What are you spending on?

Cap_Scarlet

Recycles dryer sheets
Joined
Sep 2, 2016
Messages
111
Location
Austria
So here is my question - there seem to be quite a few people on here who expect to spend $100k + in retirement. Assuming we all have different "base" expenses (utilities, taxes, etc) lets ignore those for now. What I am interested in is understanding the discretionary expenses e.g.

- Cars and motorbikes
- Holidays
- Expensive hobbies
- Eating out

So for the spendthrifts out there - what's your money weakness?
 
Our extravagance is boats, but we can stop that if it becomes necessary. I am sure we'll get too hold to handle a boat eventually anyway. We also spend more "eating out" than most people, we don't cook on weekends, some holidays, or vacations ever. DW & I have a $400-600 dinner coming up in two weeks, a real splurge - but we don't do that crazy often...
 
Motorcycles - 4
Fine foods - caviar, lobster, truffles, wagyu beef and FL stone crabs
Fine dining - $40 lunches at the sushi bar and $100 dinners
Good booze - $50 to $300 a fifth
First class airfare
Hotels with in room jacuzzi
High fidelity audio & video
 
We plan to meet three of your four extravagant categories (and depending upon what we do with RV, maybe we will qualify on cars too!)

Travel.
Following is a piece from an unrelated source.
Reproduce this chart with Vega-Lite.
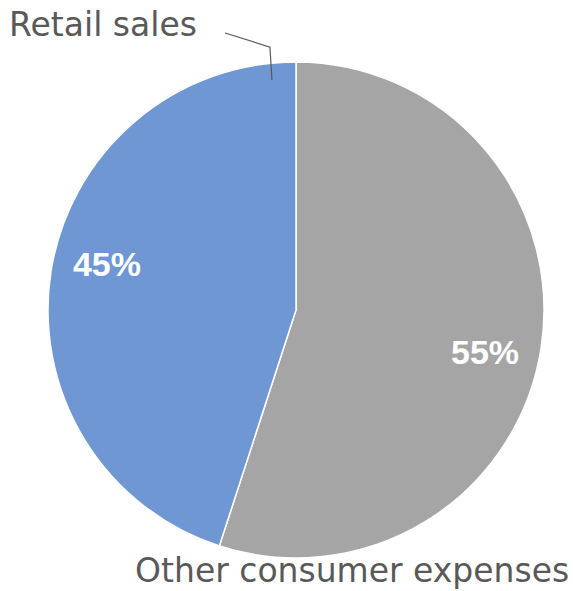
{
  "$schema": "https://vega.github.io/schema/vega-lite/v6.json",
  "autosize": {"type": "none"},
  "width": 496,
  "height": 496,
  "padding": {"left": 48, "top": 62, "right": 29, "bottom": 33},
  "background": "white",
  "config": {"view": {"stroke": null}},
  "datasets": {
    "shares": [
      {"category": "Other consumer expenses", "share": 0.55, "rank": 1},
      {"category": "Retail sales", "share": 0.45, "rank": 2}
    ],
    "callouts": [
      {"label": "Retail sales", "cx": -1.157, "cy": 1.105},
      {"label": "Other consumer expenses", "cx": -0.649, "cy": -1.097}
    ],
    "leader": [
      {"step": 1, "cx": -0.286, "cy": 1.117},
      {"step": 2, "cx": -0.105, "cy": 1.06},
      {"step": 3, "cx": -0.097, "cy": 0.927}
    ]
  },
  "layer": [
    {
      "data": {"name": "shares"},
      "mark": {"type": "arc", "outerRadius": 248, "stroke": "#ffffff", "strokeWidth": 1.5},
      "encoding": {
        "theta": {"field": "share", "type": "quantitative", "stack": true},
        "order": {"field": "rank", "type": "quantitative"},
        "color": {
          "field": "category",
          "type": "nominal",
          "scale": {"domain": ["Other consumer expenses", "Retail sales"], "range": ["#a5a5a5", "#6f97d3"]},
          "legend": null
        }
      }
    },
    {
      "data": {"name": "shares"},
      "mark": {"type": "text", "radius": 194, "font": "Liberation Sans", "fontSize": 34, "fontWeight": "bold", "color": "#ffffff", "baseline": "middle", "align": "center"},
      "encoding": {
        "theta": {"field": "share", "type": "quantitative", "stack": true, "scale": {"range": [0.07, 6.3532]}},
        "order": {"field": "rank", "type": "quantitative"},
        "text": {"field": "share", "type": "quantitative", "format": ".0%"}
      }
    },
    {
      "data": {"name": "leader"},
      "mark": {"type": "line", "color": "#595959", "strokeWidth": 1.2},
      "encoding": {
        "x": {"field": "cx", "type": "quantitative", "scale": {"domain": [-1, 1], "nice": false, "zero": false}, "axis": null},
        "y": {"field": "cy", "type": "quantitative", "scale": {"domain": [-1, 1], "nice": false, "zero": false}, "axis": null},
        "order": {"field": "step", "type": "quantitative"}
      }
    },
    {
      "data": {"name": "callouts"},
      "mark": {"type": "text", "font": "DejaVu Sans", "fontSize": 33, "color": "#595959", "align": "left", "baseline": "alphabetic"},
      "encoding": {
        "x": {"field": "cx", "type": "quantitative", "scale": {"domain": [-1, 1], "nice": false, "zero": false}, "axis": null},
        "y": {"field": "cy", "type": "quantitative", "scale": {"domain": [-1, 1], "nice": false, "zero": false}, "axis": null},
        "text": {"field": "label", "type": "nominal"}
      }
    }
  ],
  "resolve": {"scale": {"theta": "independent"}}
}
Yeah. We've been making a list and checking it twice since the 1980s. Our jobs have been good for accumulating cash, but not for taking more than a week off at a time.... We don't have a taste for Ritz/Four Season places, but DW's back is not a friend of coach on transpacific flights and the four or five cruises we are interested in are outrageous.

Eating out--we enjoy hitting places that pop up in the James Beard nominations. Time constraints have been real on this too though, so intend to bump up dining out to once or twice a week when we retire. I'm afraid that we could start doing $400 meals (for two) more than occasionally--although cheap ethnic will never be surpassed in number of visits.
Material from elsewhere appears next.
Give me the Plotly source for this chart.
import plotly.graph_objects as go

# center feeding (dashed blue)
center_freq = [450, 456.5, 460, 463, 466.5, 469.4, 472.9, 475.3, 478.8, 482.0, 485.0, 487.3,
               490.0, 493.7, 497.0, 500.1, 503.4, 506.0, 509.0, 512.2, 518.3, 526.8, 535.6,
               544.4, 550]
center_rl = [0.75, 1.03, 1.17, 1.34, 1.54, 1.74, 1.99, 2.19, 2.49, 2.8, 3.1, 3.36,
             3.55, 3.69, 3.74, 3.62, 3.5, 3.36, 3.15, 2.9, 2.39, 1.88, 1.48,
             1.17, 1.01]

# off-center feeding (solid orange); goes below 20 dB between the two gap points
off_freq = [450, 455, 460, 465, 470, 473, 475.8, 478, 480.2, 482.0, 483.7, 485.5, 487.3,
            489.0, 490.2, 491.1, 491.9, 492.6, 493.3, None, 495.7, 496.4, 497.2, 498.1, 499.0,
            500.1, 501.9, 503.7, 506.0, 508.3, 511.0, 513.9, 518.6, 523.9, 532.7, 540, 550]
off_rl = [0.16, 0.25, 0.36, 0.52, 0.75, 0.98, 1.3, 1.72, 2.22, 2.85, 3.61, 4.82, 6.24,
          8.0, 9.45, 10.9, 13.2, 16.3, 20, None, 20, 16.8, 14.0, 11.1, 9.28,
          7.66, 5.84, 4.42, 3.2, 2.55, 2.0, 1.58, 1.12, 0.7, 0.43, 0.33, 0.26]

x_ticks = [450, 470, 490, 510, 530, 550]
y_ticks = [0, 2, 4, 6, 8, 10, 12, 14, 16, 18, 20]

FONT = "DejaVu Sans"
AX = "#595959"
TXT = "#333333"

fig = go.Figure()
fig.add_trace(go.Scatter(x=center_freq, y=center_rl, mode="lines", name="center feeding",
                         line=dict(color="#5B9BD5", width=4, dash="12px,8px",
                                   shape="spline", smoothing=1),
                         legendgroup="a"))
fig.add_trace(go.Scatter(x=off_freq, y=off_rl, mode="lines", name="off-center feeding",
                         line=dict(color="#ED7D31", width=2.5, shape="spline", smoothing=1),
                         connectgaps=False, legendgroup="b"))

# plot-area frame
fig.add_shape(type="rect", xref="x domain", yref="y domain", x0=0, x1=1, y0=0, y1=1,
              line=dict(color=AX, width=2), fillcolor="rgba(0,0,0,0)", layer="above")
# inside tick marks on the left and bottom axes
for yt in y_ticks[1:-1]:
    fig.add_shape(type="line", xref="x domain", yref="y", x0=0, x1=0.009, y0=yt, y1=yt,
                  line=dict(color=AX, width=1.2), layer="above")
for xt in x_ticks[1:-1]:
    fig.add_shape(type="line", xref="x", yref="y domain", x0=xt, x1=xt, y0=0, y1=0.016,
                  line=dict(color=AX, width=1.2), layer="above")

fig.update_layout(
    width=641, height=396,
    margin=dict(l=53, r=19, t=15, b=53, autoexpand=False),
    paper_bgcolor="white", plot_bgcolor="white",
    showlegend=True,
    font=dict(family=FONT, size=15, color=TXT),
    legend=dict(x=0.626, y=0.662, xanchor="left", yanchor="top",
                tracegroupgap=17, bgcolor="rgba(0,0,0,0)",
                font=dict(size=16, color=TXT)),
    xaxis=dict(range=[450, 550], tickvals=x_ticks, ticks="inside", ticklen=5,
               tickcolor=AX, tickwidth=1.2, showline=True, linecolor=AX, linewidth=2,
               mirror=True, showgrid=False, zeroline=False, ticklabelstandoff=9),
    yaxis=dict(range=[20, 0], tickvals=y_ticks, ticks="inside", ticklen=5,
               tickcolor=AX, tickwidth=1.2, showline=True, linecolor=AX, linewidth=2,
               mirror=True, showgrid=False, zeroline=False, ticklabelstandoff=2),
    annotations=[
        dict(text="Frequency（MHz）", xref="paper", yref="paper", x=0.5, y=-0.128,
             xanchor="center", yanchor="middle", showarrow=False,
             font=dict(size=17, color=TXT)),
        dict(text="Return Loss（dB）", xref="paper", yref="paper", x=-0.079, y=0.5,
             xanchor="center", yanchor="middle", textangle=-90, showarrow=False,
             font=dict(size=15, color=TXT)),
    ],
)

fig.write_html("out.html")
Expensive Hobbies: 1) See "Travel" and add Scuba and nice liveaboard boats; 2) wine (although keeping cellar stocked is only 10-12K a year, and will go down when we aren't home so much); 3) whatever additional sins we develop a taste for once we aren't so focused on work.
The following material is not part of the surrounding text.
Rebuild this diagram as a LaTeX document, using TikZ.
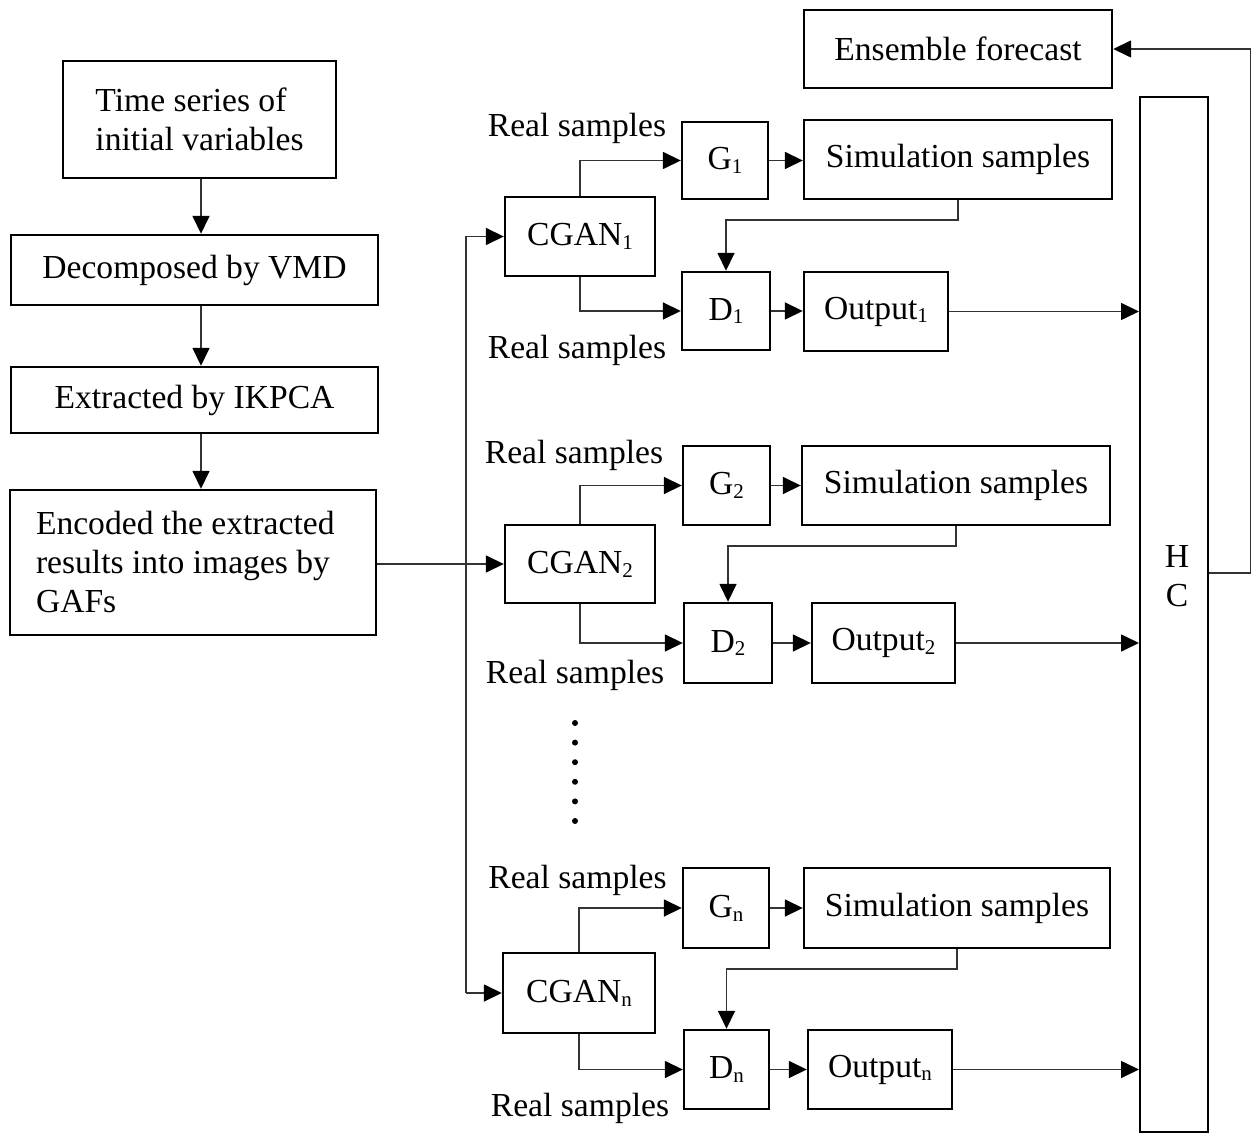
\documentclass[tikz,border=0pt]{standalone}
\usepackage{fontspec}
\setmainfont{Liberation Serif}
\usetikzlibrary{arrows.meta}

% subscript index set small and close to the baseline
\newcommand{\ix}[1]{\raisebox{-0.25ex}{\fontsize{10.5}{12}\selectfont #1}}

\begin{document}
\begin{tikzpicture}[x=0.5pt,y=-0.5pt,
  box/.style={draw, line width=1.2pt, rectangle, inner sep=0pt,
    font=\fontsize{16.8}{19.5}\selectfont, align=center},
  lbl/.style={inner sep=0pt, font=\fontsize{16.8}{19.5}\selectfont},
  conn/.style={line width=0.8pt, draw=black!80},
  arr/.style={conn, -{Triangle[length=9pt,width=8.5pt,color=black]}}]

\useasboundingbox (0,0) rectangle (1252,1133);

% ---- left column: preprocessing chain ----
\node[box, minimum width=136.5pt, minimum height=58.5pt, align=left] (ts) at (199.5,119.5)
  {Time series of\\initial variables};
\node[box, minimum width=183.5pt, minimum height=35pt] (vmd) at (194.5,270) {Decomposed by VMD};
\node[box, minimum width=183.5pt, minimum height=33pt] (ik) at (194.5,400) {Extracted by IKPCA};
\node[box, minimum width=183pt, minimum height=72.5pt, align=flush left, text width=157pt, inner xsep=13pt] (enc) at (193,562.5)
  {Encoded the extracted\\results into images by\\GAFs};

\coordinate (lx) at (201,0);
\draw[arr] (lx |- ts.south) -- (lx |- vmd.north);
\draw[arr] (lx |- vmd.south) -- (lx |- ik.north);
\draw[arr] (lx |- ik.south) -- (lx |- enc.north);

% ---- ensemble and HC ----
\node[box, minimum width=154pt, minimum height=39pt] (ens) at (958,49) {Ensemble forecast};
\node[box, minimum width=34pt, minimum height=517.5pt, line width=1pt] (hc) at (1174,614.5) {};
\node[lbl, align=center] (hclabel) at (1177,576) {H\\C};

% ---- branch 1 ----
\node[box, minimum width=75pt, minimum height=39.5pt] (cg1) at (580,236.5) {CGAN\ix{1}};
\node[box, minimum width=43pt, minimum height=38.5pt] (g1) at (725,160.5) {G\ix{1}};
\node[box, minimum width=154pt, minimum height=39.5pt] (sim1) at (958,159.5) {Simulation samples};
\node[box, minimum width=44pt, minimum height=39pt] (d1) at (726,311) {D\ix{1}};
\node[box, minimum width=72pt, minimum height=39.5pt] (out1) at (876,311.5) {Output\ix{1}};
\node[lbl] (rs1a) at (577,128) {Real samples};
\node[lbl] (rs1b) at (577,350) {Real samples};

% ---- branch 2 ----
\node[box, minimum width=75pt, minimum height=39pt] (cg2) at (580,564) {CGAN\ix{2}};
\node[box, minimum width=43.5pt, minimum height=39.5pt] (g2) at (726.5,485.5) {G\ix{2}};
\node[box, minimum width=154pt, minimum height=39.5pt] (sim2) at (956,485.5) {Simulation samples};
\node[box, minimum width=44pt, minimum height=40pt] (d2) at (728,643) {D\ix{2}};
\node[box, minimum width=71.5pt, minimum height=40pt] (out2) at (883.5,643) {Output\ix{2}};
\node[lbl] (rs2a) at (574,455) {Real samples};
\node[lbl] (rs2b) at (575,675) {Real samples};

% ---- branch n ----
\node[box, minimum width=76pt, minimum height=40pt] (cgn) at (579,993) {CGAN\ix{n}};
\node[box, minimum width=43pt, minimum height=40pt] (gn) at (726,908) {G\ix{n}};
\node[box, minimum width=153pt, minimum height=40pt] (simn) at (957,908) {Simulation samples};
\node[box, minimum width=42.5pt, minimum height=39.5pt] (dn) at (726.5,1069.5) {D\ix{n}};
\node[box, minimum width=72pt, minimum height=39.5pt] (outn) at (880,1069.5) {Output\ix{n}};
\node[lbl] (rsna) at (577.5,880) {Real samples};
\node[lbl] (rsnb) at (580,1108) {Real samples};

% ---- ellipsis between branches ----
\foreach \yy in {723,742.6,762.2,781.8,801.4,821}
  \fill (575,\yy) circle (1.5pt);

% ---- distribution bus into the CGANs ----
\coordinate (bx) at (466,0);
\draw[arr] (bx |- cgn.west) -- (bx |- cg1.west) -- (cg1.west);
\draw[arr] (bx |- cgn.west) -- (cgn.west);
\draw[arr] (enc.east |- cg2.west) -- (cg2.west);

% ---- branch wiring ----
\foreach \k in {1,2,n} {
  \draw[arr] (cg\k.north) |- (g\k.west);
  \draw[arr] (cg\k.south) |- (d\k.west);
  \draw[arr] (g\k.east) -- (sim\k.west |- g\k.east);
  \draw[arr] (sim\k.south) -- ++(0,20) -| (d\k.north);
  \draw[arr] (d\k.east) -- (out\k.west |- d\k.east);
  \draw[arr] (out\k.east) -- (out\k.east -| hc.west);
}

% ---- feedback from HC to the ensemble forecast ----
\coordinate (fb) at (1250.5,573);
\draw[arr] (hc.east |- fb) -- (fb) |- (ens.east);

\end{tikzpicture}
\end{document}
I doubt we'll have difficulty spending our target each year--even if we never experience huge losses again (yeah, right!); then again, most of it is discretionary and we will be fine in the years that we slash our spending to meet fixed percentage withdrawals.
 
I wouldn't say I have any money weakness. I gave all that up and chose liberation from gaining happiness through spending back in my forties. Although that feeling has only grown over time, I have no problem spending whatever is needed if an occasion calls for it. This past year, occasions have called for spending lot of money (for me) more times than they have in the past ten. OTOH, while my level of contentment has increased markedly over the past fifteen months, it had nothing to do with spending or material things.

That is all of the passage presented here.